Re: get_user_pages returning 0 (was Re: kernel BUG at drivers/vhost/vhost.c:LINE!)
From: David Sterba
Date: Mon Mar 19 2018 - 11:32:11 EST
On Mon, Mar 19, 2018 at 05:09:28PM +0200, Michael S. Tsirkin wrote:
> Hello!
> The following code triggered by syzbot
>
> r = get_user_pages_fast(log, 1, 1, &page);
> if (r < 0)
> return r;
> BUG_ON(r != 1);
>
> Just looking at get_user_pages_fast's documentation this seems
> impossible - it is supposed to only ever return # of pages
> pinned or errno.
>
> However, poking at code, I see at least one path that might cause this:
>
> ret = faultin_page(tsk, vma, start, &foll_flags,
> nonblocking);
> switch (ret) {
> case 0:
> goto retry;
> case -EFAULT:
> case -ENOMEM:
> case -EHWPOISON:
> return i ? i : ret;
> case -EBUSY:
> return i;
>
> which originally comes from:
>
> commit 53a7706d5ed8f1a53ba062b318773160cc476dde
> Author: Michel Lespinasse <walken@xxxxxxxxxx>
> Date: Thu Jan 13 15:46:14 2011 -0800
>
> mlock: do not hold mmap_sem for extended periods of time
>
> __get_user_pages gets a new 'nonblocking' parameter to signal that the
> caller is prepared to re-acquire mmap_sem and retry the operation if
> needed.
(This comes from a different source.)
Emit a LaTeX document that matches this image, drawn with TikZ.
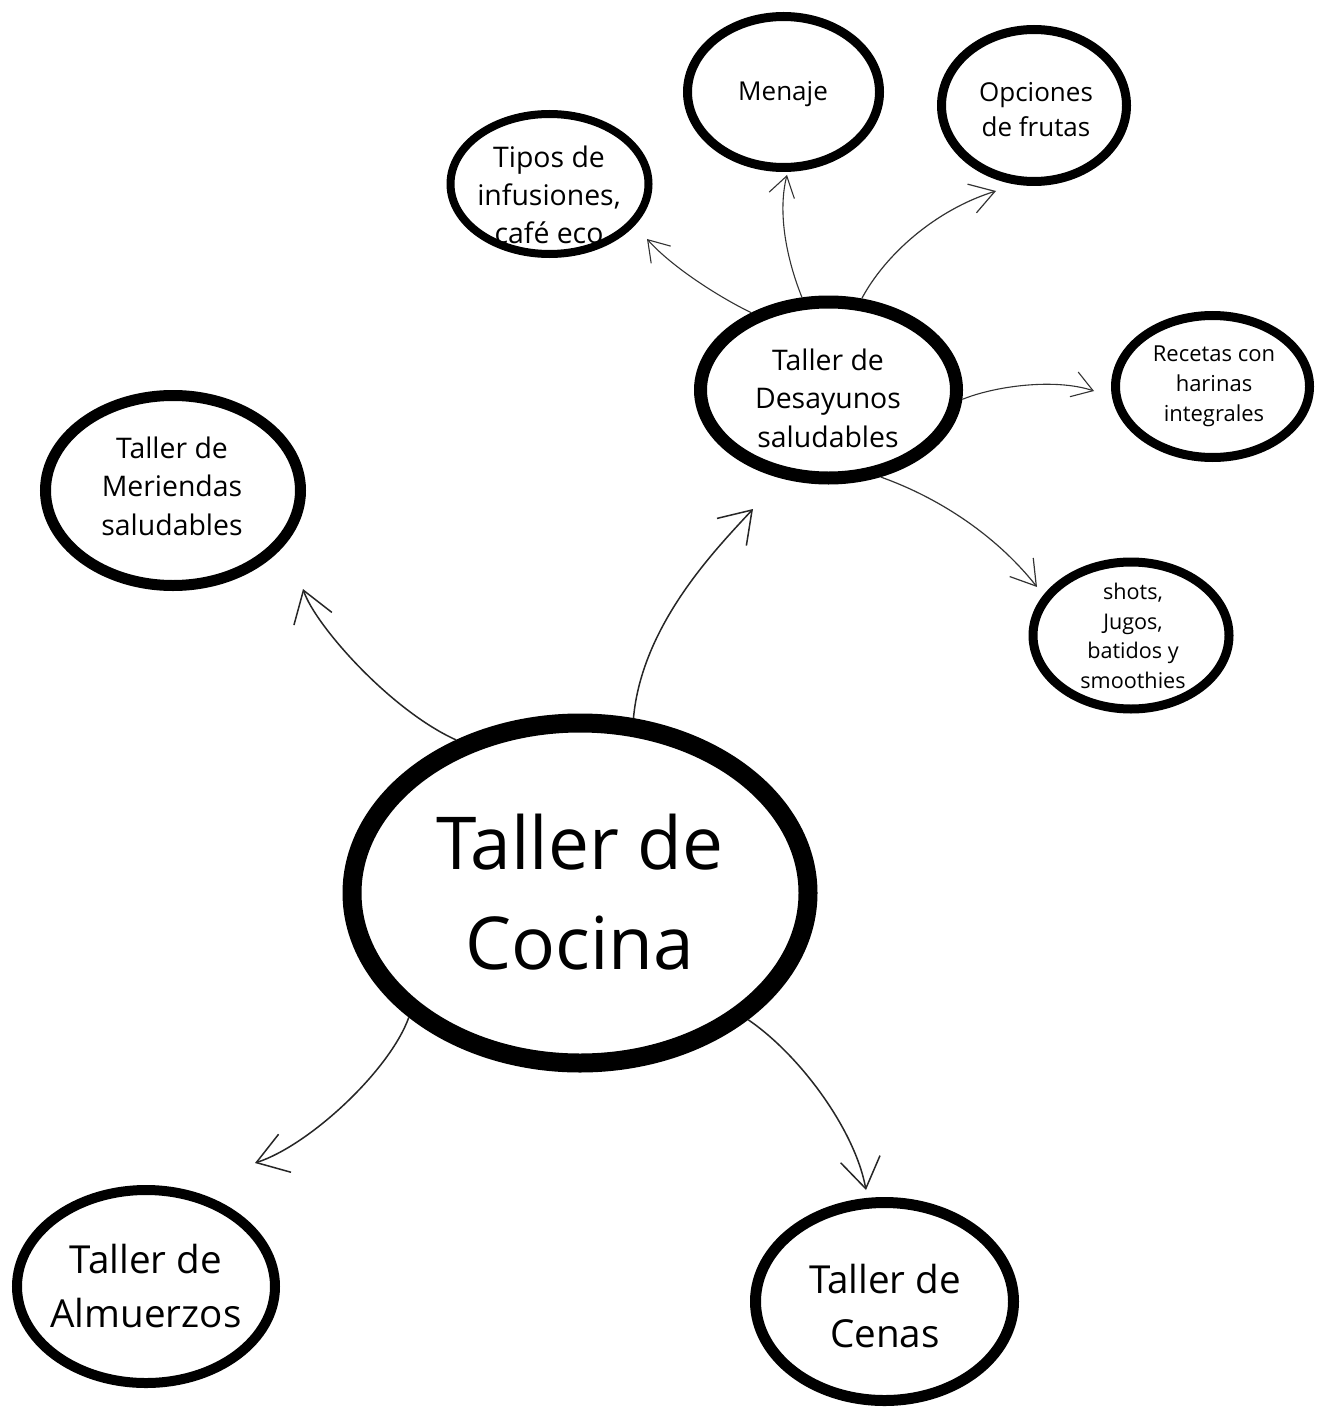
\documentclass[tikz,border=0pt]{standalone}
\usepackage{fontspec}
\setmainfont{Open Sans}
\usetikzlibrary{shapes.geometric,arrows.meta}
\begin{document}
\begin{tikzpicture}[x=0.5pt,y=-0.5pt,
  ell/.style={draw=black, ellipse, inner sep=0pt},
  txt/.style={align=center, inner sep=0pt, text=black},
  arrbig/.style={draw=black!85, line width=0.75pt, -{Straight Barb[length=15pt,width=20pt]}},
  arrsmall/.style={draw=black!80, line width=0.55pt, -{Straight Barb[length=10pt,width=13pt]}},
  arrmid/.style={draw=black!80, line width=0.6pt, -{Straight Barb[length=12pt,width=15pt]}},
]
\useasboundingbox (0,0) rectangle (1327,1407);
\fill[white] (0,0) rectangle (1327,1407);

% ellipses
\node[ell, line width=9.5pt, minimum width=228pt, minimum height=170pt] (cocina) at (580,893) {};
\node[ell, line width=6.5pt, minimum width=128pt, minimum height=88pt] (desayunos) at (828.5,390) {};
\node[ell, line width=5.5pt, minimum width=127.5pt, minimum height=95pt] (meriendas) at (173,490.5) {};
\node[ell, line width=5pt, minimum width=129pt, minimum height=96.5pt] (almuerzos) at (146,1286.5) {};
\node[ell, line width=5.5pt, minimum width=129pt, minimum height=99pt] (cenas) at (884.5,1301.5) {};
\node[ell, line width=4pt, minimum width=99pt, minimum height=70pt] (tipos) at (549.5,184) {};
\node[ell, line width=4.5pt, minimum width=96pt, minimum height=75.5pt] (menaje) at (783.5,92) {};
\node[ell, line width=4.5pt, minimum width=92.5pt, minimum height=76pt] (opciones) at (1034,105.5) {};
\node[ell, line width=4.5pt, minimum width=97pt, minimum height=71pt] (recetas) at (1212.5,386.5) {};
\node[ell, line width=4.5pt, minimum width=98pt, minimum height=73.5pt] (shots) at (1131,635.5) {};

% texts
\node[txt, font=\fontsize{36.5}{50}\selectfont] (cocina-t) at (580,892) {Taller de\\Cocina};
\node[txt, font=\fontsize{14.2}{19.3}\selectfont] (desayunos-t) at (828,398) {Taller de\\Desayunos\\saludables};
\node[txt, font=\fontsize{14.2}{19.3}\selectfont] (meriendas-t) at (172,486) {Taller de\\Meriendas\\saludables};
\node[txt, font=\fontsize{19.3}{27}\selectfont] (almuerzos-t) at (146,1286) {Taller de\\Almuerzos};
\node[txt, font=\fontsize{19.3}{27}\selectfont] (cenas-t) at (885,1306) {Taller de\\Cenas};
\node[txt, font=\fontsize{14.2}{19}\selectfont] (tipos-t) at (549,195) {Tipos de\\infusiones,\\café eco};
\node[txt, font=\fontsize{13}{17.5}\selectfont] (menaje-t) at (783,94) {Menaje};
\node[txt, font=\fontsize{13}{17.5}\selectfont] (opciones-t) at (1036,110) {Opciones\\de frutas};
\node[txt, font=\fontsize{11}{15}\selectfont] (recetas-t) at (1214,386) {Recetas con\\harinas\\integrales};
\node[txt, font=\fontsize{10.8}{14.8}\selectfont] (shots-t) at (1133,636) {shots,\\Jugos,\\batidos y\\smoothies};

% arrow tips (free ends)
\coordinate (tdes) at (753,509);
\coordinate (tmer) at (303,589);
\coordinate (talm) at (255,1163);
\coordinate (tcen) at (866,1190);
\coordinate (ttip) at (647,239);
\coordinate (tmen) at (787,175);
\coordinate (topc) at (996,191);
\coordinate (trec) at (1094,391);
\coordinate (tsho) at (1037,587);

% connectors
\draw[arrbig] (cocina.73) .. controls (642,625) and (715,550) .. (tdes);
\draw[arrbig] (cocina.129) .. controls (390,710) and (315,625) .. (tmer);
\draw[arrbig] (cocina.216) .. controls (390,1070) and (310,1145) .. (talm);
\draw[arrbig] (cocina.323) .. controls (800,1055) and (855,1130) .. (tcen);

\draw[arrsmall] (desayunos.135) .. controls (715,295) and (670,265) .. (ttip);
\draw[arrsmall] (desayunos.106) .. controls (785,255) and (778,210) .. (tmen);
\draw[arrmid] (desayunos.70) .. controls (885,255) and (935,210) .. (topc);
\draw[arrsmall] (desayunos.356) .. controls (995,386) and (1055,378) .. (trec);
\draw[arrmid] (desayunos.301) .. controls (945,500) and (1000,540) .. (tsho);
\end{tikzpicture}
\end{document}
This is used to split off long operations if they are going to
> block on a disk transfer, or when we detect contention on the mmap_sem.
>
> [akpm@xxxxxxxxxxxxxxxxxxxx: remove ref to rwsem_is_contended()]
> Signed-off-by: Michel Lespinasse <walken@xxxxxxxxxx>
> Cc: Hugh Dickins <hughd@xxxxxxxxxx>
> Cc: Rik van Riel <riel@xxxxxxxxxx>
> Cc: Peter Zijlstra <peterz@xxxxxxxxxxxxx>
> Cc: Nick Piggin <npiggin@xxxxxxxxx>
> Cc: KOSAKI Motohiro <kosaki.motohiro@xxxxxxxxxxxxxx>
> Cc: Ingo Molnar <mingo@xxxxxxx>
> Cc: "H. Peter Anvin" <hpa@xxxxxxxxx>
> Cc: Thomas Gleixner <tglx@xxxxxxxxxxxxx>
> Cc: David Howells <dhowells@xxxxxxxxxx>
> Signed-off-by: Andrew Morton <akpm@xxxxxxxxxxxxxxxxxxxx>
> Signed-off-by: Linus Torvalds <torvalds@xxxxxxxxxxxxxxxxxxxx>
>
> I started looking into this, if anyone has any feedback meanwhile,
> that would be appreciated.
>
> In particular I don't really see why would this trigger
> on commit 8f5fd927c3a7576d57248a2d7a0861c3f2795973:
>
> Merge: 8757ae2 093e037
> Author: Linus Torvalds <torvalds@xxxxxxxxxxxxxxxxxxxx>
> Date: Fri Mar 16 13:37:42 2018 -0700
>
> Merge tag 'for-4.16-rc5-tag' of git://git.kernel.org/pub/scm/linux/kernel/git/kdave/linux
>
> is btrfs used on these systems?
There were 3 patches pulled by that tag, none of them is even remotely
related to the reported bug, AFAICS. If there's some impact, it must be
indirect, obvious bugs like NULL pointer would exhibit in a different
way and leave at least some trace in the stacks.